## START MATERIAL FOR THIS TASK

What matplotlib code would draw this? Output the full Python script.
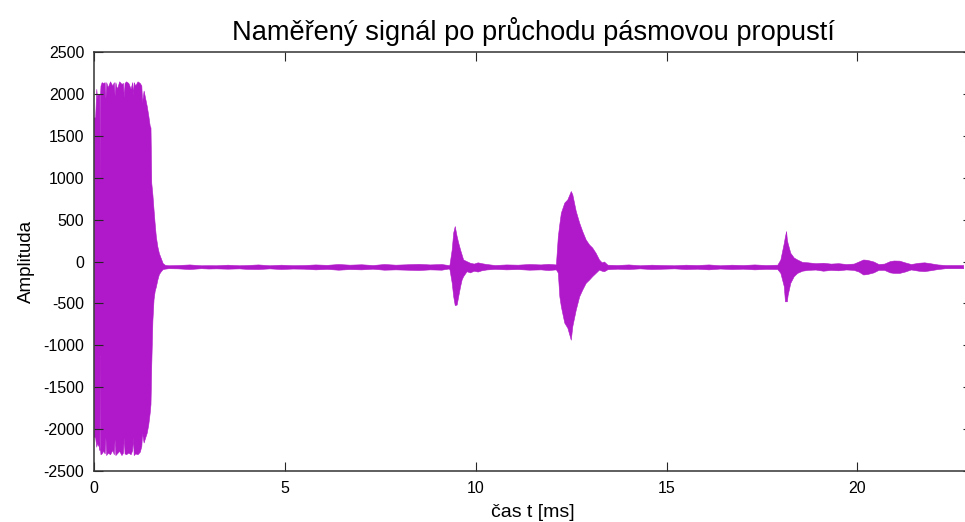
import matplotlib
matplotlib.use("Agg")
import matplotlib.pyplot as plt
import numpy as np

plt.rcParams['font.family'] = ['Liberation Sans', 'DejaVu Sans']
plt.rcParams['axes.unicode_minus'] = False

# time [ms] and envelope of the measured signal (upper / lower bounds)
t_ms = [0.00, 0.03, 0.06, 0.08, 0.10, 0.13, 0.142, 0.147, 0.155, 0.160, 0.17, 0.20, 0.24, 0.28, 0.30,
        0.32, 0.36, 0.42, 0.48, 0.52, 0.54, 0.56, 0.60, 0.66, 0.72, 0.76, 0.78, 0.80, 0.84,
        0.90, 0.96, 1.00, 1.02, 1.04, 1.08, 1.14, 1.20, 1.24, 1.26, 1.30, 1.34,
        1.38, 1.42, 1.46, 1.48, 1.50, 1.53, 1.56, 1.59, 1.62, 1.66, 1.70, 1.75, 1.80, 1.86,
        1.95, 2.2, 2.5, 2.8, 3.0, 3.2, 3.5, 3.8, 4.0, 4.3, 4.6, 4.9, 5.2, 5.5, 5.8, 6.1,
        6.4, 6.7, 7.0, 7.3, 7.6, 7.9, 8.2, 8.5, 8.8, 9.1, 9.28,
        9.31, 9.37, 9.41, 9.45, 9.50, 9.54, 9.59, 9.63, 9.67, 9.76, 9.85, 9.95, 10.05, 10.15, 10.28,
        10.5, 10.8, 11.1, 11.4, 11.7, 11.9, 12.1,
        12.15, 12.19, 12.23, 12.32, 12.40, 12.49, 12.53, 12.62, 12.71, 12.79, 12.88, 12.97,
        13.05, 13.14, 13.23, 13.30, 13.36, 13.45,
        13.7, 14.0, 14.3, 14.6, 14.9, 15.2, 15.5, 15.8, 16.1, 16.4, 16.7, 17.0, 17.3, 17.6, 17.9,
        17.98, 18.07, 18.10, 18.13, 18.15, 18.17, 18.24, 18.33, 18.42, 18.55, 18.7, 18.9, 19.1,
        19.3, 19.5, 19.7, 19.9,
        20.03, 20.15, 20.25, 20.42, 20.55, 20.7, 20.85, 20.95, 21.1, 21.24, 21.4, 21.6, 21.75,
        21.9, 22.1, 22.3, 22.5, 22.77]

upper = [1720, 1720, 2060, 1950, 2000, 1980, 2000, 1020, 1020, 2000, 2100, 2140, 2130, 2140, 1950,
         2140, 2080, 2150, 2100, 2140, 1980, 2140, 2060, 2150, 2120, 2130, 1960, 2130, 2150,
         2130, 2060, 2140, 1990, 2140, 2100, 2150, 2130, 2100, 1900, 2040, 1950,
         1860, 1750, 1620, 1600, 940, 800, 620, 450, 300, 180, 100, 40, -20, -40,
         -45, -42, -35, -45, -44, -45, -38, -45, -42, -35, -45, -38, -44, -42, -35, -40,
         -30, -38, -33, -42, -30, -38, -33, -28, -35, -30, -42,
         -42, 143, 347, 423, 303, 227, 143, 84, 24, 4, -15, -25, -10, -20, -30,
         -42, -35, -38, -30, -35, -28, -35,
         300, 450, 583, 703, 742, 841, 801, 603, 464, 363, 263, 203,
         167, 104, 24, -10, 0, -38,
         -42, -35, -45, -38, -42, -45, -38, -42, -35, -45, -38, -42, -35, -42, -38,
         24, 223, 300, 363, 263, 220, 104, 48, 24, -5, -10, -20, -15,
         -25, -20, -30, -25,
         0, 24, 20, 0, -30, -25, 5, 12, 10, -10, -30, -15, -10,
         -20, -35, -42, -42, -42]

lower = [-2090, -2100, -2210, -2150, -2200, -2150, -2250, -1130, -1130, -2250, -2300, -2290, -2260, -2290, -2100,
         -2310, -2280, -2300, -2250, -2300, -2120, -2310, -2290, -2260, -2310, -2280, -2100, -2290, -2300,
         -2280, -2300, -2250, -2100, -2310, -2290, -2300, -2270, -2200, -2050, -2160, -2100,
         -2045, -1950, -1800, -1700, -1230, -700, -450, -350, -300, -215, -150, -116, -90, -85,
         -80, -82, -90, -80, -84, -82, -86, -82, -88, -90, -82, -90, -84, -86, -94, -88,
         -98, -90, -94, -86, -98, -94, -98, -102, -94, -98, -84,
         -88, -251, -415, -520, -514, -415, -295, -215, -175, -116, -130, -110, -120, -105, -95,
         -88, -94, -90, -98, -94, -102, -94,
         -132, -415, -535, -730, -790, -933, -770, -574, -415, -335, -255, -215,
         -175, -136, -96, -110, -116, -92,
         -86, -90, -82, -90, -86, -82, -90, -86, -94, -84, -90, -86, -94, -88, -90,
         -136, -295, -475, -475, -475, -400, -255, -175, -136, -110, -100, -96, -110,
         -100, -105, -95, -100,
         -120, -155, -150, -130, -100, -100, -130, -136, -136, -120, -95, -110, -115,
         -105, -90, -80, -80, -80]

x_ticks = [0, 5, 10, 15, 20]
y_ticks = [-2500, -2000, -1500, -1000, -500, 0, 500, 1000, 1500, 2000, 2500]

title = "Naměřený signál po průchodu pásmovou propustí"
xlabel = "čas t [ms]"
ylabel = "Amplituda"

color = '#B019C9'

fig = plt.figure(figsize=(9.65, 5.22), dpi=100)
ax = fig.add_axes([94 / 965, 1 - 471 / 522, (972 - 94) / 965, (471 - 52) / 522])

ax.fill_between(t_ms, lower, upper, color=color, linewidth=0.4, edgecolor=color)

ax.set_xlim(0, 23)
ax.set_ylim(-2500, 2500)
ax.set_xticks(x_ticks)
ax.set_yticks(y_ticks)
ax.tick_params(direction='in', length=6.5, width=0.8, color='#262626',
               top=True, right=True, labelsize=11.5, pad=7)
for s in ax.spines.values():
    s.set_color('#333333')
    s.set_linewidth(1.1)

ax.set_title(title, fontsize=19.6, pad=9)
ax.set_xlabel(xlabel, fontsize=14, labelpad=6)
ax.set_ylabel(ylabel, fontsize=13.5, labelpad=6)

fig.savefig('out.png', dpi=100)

## END MATERIAL FOR THIS TASK
## START MATERIAL FOR THIS TASK

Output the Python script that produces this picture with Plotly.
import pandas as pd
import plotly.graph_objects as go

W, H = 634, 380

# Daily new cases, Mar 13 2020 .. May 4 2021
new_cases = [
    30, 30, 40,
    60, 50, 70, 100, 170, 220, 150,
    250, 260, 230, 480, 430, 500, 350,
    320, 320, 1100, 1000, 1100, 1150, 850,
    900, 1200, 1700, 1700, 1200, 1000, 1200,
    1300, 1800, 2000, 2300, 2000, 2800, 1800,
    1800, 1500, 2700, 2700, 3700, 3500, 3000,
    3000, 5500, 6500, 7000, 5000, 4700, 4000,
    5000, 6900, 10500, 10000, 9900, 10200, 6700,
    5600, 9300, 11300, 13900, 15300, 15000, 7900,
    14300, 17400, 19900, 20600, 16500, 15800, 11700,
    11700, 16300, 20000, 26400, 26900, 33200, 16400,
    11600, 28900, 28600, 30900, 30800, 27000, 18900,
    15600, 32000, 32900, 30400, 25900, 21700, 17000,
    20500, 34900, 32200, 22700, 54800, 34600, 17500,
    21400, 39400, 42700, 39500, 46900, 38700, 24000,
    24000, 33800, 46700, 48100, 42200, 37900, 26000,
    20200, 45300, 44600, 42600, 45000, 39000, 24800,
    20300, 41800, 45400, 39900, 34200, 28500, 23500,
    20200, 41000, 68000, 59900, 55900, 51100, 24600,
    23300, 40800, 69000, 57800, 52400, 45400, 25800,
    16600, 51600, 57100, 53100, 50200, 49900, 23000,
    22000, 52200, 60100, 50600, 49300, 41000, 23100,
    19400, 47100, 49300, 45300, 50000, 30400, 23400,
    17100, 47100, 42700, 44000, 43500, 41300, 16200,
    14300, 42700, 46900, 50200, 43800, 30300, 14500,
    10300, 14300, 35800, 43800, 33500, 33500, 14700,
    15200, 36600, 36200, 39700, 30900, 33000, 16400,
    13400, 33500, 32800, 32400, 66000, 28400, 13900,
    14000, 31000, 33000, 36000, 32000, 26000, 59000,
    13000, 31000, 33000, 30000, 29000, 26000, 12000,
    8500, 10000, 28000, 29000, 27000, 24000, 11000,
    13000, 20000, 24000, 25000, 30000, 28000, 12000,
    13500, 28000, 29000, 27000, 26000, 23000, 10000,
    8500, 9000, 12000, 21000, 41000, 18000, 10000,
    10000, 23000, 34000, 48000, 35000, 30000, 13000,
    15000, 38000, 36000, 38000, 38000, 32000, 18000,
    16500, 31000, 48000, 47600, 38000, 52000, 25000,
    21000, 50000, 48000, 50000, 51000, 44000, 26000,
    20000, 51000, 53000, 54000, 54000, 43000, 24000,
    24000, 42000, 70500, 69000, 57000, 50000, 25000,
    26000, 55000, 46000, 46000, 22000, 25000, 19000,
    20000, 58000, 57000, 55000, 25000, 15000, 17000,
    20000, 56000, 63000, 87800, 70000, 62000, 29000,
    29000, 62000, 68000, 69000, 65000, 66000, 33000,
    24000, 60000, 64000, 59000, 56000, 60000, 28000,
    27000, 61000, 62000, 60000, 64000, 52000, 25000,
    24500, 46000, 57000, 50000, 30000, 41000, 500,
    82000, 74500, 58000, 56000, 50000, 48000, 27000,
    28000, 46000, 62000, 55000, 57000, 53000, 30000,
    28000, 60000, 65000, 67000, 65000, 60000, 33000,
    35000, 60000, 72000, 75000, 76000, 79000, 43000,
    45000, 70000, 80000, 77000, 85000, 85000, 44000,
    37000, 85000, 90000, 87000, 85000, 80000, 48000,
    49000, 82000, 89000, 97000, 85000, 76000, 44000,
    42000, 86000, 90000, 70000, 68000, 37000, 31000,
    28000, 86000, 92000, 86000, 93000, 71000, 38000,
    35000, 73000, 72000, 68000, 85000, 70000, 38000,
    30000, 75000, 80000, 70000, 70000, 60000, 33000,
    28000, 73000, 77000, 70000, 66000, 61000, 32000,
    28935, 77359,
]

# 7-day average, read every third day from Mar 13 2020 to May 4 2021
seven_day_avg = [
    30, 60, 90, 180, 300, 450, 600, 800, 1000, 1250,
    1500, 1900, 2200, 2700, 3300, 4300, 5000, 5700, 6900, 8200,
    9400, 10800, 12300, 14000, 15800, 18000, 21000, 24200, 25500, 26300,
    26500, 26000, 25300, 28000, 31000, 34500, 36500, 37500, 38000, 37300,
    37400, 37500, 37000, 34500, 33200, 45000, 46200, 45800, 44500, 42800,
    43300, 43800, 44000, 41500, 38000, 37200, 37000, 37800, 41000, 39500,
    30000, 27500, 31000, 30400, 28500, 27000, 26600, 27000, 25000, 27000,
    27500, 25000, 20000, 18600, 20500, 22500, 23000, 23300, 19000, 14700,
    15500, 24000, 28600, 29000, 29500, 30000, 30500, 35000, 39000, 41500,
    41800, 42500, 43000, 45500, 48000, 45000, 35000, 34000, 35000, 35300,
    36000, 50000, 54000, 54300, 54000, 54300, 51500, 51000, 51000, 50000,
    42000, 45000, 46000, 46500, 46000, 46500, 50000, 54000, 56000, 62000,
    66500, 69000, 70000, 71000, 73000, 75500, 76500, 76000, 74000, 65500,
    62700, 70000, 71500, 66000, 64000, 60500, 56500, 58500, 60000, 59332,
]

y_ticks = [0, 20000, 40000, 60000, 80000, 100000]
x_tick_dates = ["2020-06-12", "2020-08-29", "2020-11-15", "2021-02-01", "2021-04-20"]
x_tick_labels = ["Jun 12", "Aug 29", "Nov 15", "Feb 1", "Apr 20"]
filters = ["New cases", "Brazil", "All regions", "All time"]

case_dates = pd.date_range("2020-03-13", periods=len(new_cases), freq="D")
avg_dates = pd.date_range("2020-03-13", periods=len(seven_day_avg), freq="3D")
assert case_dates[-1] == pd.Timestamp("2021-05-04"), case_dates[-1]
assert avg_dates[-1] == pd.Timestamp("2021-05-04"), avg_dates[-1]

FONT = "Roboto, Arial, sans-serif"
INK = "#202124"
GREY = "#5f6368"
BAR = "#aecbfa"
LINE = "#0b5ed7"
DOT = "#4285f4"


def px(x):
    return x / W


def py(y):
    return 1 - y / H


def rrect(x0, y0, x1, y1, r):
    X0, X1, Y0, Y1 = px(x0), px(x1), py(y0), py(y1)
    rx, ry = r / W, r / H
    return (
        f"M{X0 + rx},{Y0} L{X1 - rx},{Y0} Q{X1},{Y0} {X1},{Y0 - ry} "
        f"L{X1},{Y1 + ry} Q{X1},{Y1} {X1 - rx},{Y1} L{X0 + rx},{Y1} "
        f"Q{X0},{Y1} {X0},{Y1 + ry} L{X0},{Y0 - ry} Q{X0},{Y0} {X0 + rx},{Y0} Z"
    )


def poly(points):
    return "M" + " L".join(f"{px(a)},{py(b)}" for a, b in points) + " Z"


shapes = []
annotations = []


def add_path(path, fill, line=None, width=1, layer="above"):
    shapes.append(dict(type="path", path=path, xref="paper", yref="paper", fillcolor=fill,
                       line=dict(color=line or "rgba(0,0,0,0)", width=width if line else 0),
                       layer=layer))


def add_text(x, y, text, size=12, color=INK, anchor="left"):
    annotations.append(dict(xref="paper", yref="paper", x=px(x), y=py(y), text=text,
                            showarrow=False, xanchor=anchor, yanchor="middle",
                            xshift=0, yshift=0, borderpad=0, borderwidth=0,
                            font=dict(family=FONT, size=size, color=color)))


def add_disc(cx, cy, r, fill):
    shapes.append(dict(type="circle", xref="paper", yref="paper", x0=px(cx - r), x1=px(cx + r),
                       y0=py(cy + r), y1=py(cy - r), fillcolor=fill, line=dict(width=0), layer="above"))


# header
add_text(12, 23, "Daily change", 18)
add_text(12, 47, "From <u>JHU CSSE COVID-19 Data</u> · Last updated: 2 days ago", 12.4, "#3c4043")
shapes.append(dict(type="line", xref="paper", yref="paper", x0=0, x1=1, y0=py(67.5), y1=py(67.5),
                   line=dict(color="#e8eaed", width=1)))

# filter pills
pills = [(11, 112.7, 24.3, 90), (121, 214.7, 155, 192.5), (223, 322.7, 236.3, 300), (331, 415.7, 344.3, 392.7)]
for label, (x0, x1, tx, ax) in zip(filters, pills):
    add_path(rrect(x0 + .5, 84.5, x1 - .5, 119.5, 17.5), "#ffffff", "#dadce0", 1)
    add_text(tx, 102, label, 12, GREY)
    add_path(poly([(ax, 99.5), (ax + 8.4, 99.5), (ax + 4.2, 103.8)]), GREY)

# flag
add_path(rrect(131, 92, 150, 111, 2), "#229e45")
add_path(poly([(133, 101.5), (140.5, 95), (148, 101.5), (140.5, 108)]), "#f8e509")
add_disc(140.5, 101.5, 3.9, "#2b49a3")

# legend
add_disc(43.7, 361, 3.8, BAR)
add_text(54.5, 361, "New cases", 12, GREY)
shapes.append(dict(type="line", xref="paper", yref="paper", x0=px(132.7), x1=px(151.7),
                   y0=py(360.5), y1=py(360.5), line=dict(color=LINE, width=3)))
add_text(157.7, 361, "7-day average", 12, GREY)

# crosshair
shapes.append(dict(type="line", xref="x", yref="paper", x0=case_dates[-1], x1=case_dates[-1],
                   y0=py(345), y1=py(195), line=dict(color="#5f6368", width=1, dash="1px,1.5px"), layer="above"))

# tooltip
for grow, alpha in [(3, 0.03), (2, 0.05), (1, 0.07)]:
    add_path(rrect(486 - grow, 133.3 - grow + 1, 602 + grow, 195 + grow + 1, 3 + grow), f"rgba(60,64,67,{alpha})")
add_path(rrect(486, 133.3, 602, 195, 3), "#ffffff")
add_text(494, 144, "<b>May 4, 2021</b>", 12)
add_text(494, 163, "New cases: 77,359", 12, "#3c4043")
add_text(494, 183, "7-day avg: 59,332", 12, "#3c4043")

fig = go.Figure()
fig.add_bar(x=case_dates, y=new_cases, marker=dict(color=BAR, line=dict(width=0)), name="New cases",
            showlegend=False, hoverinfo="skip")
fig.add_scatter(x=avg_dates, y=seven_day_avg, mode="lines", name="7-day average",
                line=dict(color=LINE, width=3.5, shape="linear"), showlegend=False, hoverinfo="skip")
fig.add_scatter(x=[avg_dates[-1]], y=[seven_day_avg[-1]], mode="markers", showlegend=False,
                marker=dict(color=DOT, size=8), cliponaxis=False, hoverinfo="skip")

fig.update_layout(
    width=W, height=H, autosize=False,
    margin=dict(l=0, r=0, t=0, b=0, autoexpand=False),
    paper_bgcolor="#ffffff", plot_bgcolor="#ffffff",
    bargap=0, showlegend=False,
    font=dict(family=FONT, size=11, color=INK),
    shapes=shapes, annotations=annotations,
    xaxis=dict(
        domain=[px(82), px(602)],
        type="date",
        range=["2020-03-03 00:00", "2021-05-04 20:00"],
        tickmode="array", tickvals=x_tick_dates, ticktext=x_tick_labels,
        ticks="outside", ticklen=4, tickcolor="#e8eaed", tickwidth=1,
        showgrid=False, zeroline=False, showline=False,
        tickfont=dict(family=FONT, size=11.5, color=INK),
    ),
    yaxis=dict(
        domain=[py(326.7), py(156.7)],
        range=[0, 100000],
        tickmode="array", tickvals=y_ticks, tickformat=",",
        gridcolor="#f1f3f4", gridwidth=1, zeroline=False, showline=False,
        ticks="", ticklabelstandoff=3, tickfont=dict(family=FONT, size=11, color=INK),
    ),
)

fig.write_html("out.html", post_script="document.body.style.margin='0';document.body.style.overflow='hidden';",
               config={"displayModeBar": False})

## END MATERIAL FOR THIS TASK

▶ YOUR INSTRUCTIONS
Make an exact copy of the lines from the one containing "What matplotlib code" to the one containing "plt.rcParams['axes.unicode_minus'] = False", keeping both and leaving out every picture.

▶ FINAL RESULT
What matplotlib code would draw this? Output the full Python script.
import matplotlib
matplotlib.use("Agg")
import matplotlib.pyplot as plt
import numpy as np

plt.rcParams['font.family'] = ['Liberation Sans', 'DejaVu Sans']
plt.rcParams['axes.unicode_minus'] = False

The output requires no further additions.